Following a brief conversation, Andy and the LAPD officers concluded the only way to ensure the safety of the suspect was to get him out of harm’s way. Andy requested the officers transport the tall, skinny man in the sopping wet Jack Daniels t-shirt to the East Los Angeles Sheriff’s station. He watched as the LAPD car drove away with the suspect. He did not notice they had turned left out of Hubbard instead of right.
Andy called the Sheriff’s station to tell them that the Night Stalker was being transported by LAPD and would arrive soon. Later Andy discovered they took the suspect to LAPD’s Hollenbeck Station instead. Did the LAPD officers deliberately transport Richard Ramirez to Hollenbeck, or did they make the left turn out of habit? It is impossible to know for sure.
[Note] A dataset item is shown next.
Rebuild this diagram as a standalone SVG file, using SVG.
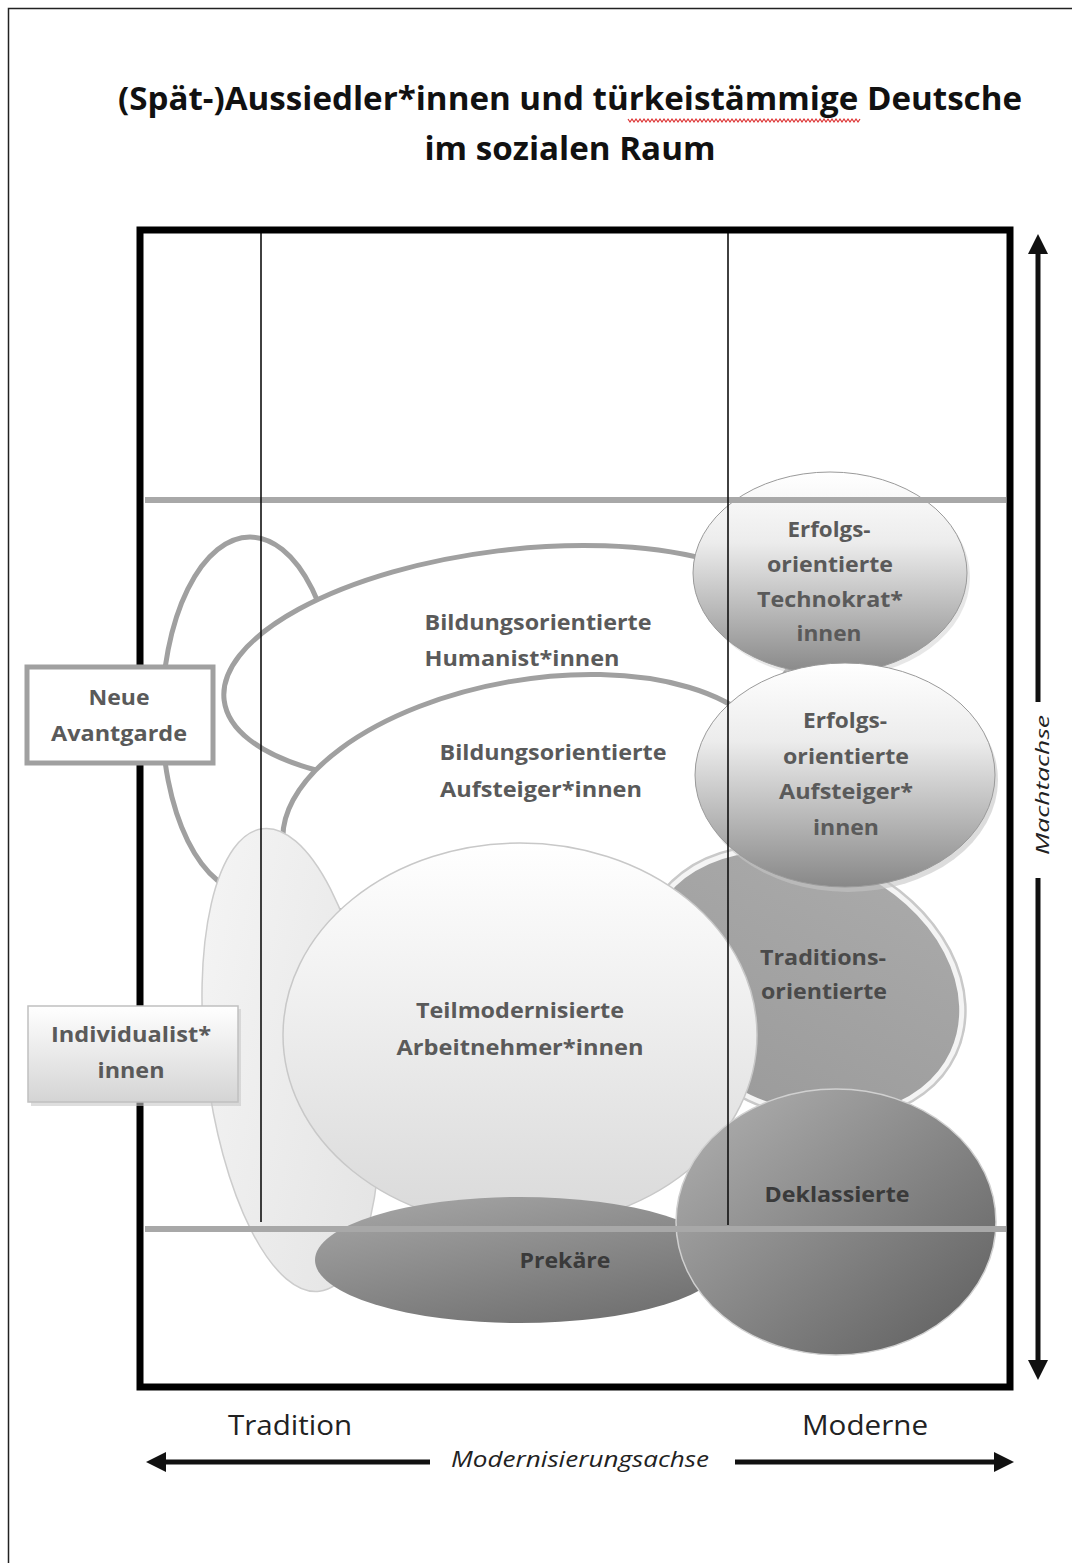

The two agencies have a relationship that is like the cross-town rivalry between UCLA and USC. Each aims to protect the public, but their territories are a patchwork of adjacent jurisdictions which can complicate the pursuit of a fleeing felon.
In the end, it didn’t matter that Richard Ramirez went to LAPD’s Hollenbeck Station. Much later the day of the arrest, Andy stopped by Hollenbeck to retrieve his handcuffs. At first, the LAPD officers claimed not to know what he was talking about. Then he told them he could identify the handcuffs as his because he had scratched his name into the metal. No doubt about it. Andy arrested the Night Stalker.
The moment Andy realized the handcuffs were a significant artifact in one of L.A.’s most notorious criminal cases, he retired them. He held on to the cuffs for almost three decades until he donated them to the Sheriff’s Museum.